Exercise input:

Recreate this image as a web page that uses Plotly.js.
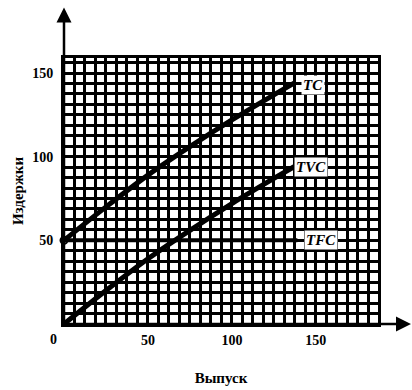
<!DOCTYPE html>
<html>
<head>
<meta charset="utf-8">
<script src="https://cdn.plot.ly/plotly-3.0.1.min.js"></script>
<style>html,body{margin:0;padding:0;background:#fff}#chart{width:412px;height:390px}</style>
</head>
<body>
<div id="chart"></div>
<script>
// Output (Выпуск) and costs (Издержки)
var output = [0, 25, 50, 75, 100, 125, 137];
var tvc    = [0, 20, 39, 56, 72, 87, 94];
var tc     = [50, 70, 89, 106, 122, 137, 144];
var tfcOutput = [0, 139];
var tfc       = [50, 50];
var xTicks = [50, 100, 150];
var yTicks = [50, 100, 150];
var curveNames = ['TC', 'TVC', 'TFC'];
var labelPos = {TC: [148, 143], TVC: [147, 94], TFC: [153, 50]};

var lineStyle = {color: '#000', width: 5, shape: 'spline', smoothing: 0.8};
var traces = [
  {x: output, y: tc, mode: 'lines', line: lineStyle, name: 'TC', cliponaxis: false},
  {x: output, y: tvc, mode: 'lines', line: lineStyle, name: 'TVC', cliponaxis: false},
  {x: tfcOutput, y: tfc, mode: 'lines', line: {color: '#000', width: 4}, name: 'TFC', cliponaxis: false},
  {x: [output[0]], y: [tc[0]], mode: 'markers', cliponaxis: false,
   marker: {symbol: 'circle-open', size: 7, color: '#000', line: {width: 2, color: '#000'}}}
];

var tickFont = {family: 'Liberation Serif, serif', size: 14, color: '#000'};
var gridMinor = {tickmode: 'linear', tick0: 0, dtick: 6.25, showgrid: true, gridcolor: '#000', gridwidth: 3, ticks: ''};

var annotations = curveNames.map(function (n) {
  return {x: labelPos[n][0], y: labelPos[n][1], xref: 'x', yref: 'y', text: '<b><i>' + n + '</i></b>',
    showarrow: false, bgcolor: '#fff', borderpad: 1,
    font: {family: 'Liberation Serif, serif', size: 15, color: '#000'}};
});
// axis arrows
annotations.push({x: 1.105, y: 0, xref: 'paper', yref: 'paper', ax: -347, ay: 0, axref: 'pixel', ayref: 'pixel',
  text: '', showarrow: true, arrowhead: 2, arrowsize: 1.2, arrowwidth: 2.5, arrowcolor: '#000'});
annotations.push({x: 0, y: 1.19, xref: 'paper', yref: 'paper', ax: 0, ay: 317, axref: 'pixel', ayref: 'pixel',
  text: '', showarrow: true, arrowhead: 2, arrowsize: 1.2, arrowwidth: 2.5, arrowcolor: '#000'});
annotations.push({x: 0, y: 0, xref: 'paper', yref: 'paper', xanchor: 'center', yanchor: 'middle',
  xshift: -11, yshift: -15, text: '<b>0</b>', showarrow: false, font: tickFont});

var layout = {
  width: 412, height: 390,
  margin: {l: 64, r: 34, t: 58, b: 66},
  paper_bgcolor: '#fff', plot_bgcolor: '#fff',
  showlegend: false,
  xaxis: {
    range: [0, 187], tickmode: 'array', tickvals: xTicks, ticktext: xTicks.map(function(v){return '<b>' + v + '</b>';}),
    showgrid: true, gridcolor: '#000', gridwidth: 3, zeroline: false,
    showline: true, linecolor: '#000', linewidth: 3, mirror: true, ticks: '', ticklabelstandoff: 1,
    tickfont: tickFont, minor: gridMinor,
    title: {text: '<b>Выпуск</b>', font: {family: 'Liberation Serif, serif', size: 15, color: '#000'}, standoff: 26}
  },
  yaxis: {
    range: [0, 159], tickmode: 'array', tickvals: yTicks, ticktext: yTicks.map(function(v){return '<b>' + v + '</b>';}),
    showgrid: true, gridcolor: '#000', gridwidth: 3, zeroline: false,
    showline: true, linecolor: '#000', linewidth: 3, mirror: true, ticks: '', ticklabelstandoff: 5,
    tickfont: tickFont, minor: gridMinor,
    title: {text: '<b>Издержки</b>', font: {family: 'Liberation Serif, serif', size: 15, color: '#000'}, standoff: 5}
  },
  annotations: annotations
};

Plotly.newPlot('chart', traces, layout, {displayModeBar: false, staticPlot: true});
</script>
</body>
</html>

---

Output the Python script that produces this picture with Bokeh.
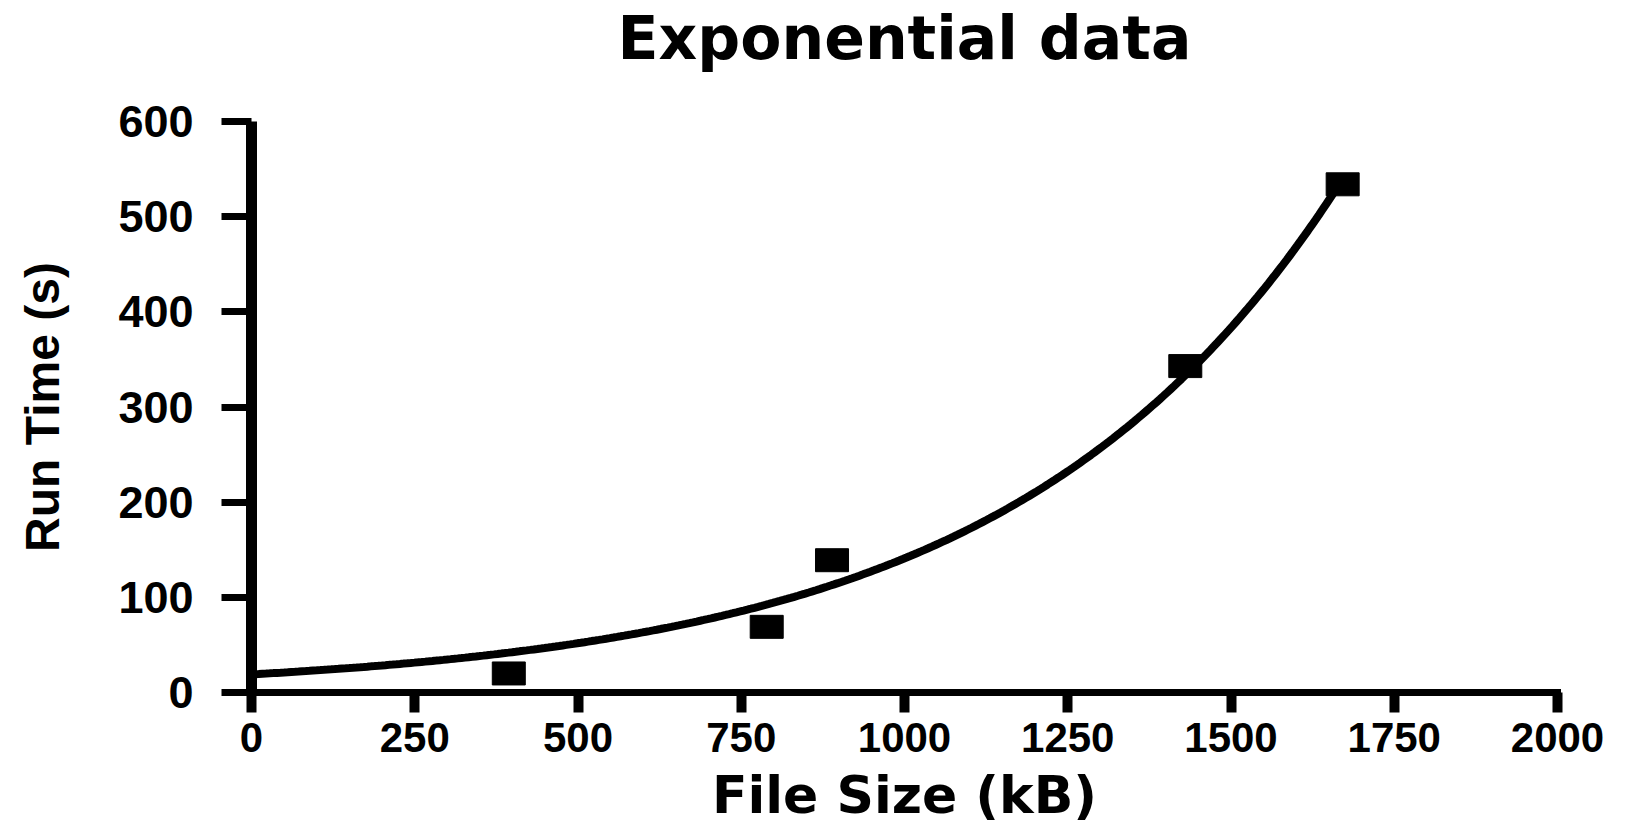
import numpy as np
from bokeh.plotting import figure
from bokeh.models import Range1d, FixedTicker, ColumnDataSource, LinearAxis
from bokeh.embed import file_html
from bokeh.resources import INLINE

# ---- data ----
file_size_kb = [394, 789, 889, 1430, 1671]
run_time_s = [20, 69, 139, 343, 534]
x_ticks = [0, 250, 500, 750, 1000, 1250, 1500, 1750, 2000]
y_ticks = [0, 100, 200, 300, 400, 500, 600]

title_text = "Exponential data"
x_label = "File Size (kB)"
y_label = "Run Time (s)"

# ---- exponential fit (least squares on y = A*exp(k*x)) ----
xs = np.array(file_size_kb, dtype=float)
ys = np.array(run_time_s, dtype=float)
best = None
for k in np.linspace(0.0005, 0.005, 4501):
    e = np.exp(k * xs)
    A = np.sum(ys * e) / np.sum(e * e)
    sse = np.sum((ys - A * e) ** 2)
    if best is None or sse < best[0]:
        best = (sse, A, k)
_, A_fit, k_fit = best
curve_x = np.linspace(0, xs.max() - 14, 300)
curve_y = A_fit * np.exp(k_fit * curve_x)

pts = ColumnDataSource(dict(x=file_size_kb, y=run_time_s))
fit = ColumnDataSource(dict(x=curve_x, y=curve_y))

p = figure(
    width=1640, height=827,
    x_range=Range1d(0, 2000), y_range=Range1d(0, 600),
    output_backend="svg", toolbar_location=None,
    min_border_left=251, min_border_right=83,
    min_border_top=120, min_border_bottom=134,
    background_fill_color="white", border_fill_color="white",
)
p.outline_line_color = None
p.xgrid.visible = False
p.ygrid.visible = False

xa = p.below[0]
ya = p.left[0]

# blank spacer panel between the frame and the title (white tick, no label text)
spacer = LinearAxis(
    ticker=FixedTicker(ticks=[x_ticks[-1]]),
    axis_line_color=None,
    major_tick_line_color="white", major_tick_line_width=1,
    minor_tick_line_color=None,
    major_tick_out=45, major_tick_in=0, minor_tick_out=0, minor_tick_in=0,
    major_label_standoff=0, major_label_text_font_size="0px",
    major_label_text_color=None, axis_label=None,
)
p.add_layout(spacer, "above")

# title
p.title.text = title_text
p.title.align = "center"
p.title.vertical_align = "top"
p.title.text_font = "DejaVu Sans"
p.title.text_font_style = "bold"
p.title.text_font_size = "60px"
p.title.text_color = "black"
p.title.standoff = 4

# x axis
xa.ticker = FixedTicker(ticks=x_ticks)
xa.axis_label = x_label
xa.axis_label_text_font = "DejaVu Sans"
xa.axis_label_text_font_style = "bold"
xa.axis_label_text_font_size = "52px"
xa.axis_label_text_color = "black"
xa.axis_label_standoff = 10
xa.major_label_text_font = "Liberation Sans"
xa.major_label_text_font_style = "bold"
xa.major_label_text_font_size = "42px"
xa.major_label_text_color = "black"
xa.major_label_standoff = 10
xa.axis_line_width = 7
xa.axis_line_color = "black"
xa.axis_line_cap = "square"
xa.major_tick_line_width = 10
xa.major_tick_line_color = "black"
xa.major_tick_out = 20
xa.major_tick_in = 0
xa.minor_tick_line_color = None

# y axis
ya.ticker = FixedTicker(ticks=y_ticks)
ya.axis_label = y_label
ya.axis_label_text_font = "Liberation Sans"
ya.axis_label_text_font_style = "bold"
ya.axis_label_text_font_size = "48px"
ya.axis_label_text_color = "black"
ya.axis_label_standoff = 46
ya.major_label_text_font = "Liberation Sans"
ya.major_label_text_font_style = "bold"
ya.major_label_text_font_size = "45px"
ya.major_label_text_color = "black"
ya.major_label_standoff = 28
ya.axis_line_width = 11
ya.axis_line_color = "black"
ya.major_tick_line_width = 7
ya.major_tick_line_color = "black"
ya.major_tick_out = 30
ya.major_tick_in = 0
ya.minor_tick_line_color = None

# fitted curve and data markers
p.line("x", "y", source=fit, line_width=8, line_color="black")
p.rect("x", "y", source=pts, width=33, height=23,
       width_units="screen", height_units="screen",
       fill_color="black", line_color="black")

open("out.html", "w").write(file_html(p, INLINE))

Task goal:
Looking at the records above, tally the lines holding "this" and reply with that number only.

Solution to the problem:
2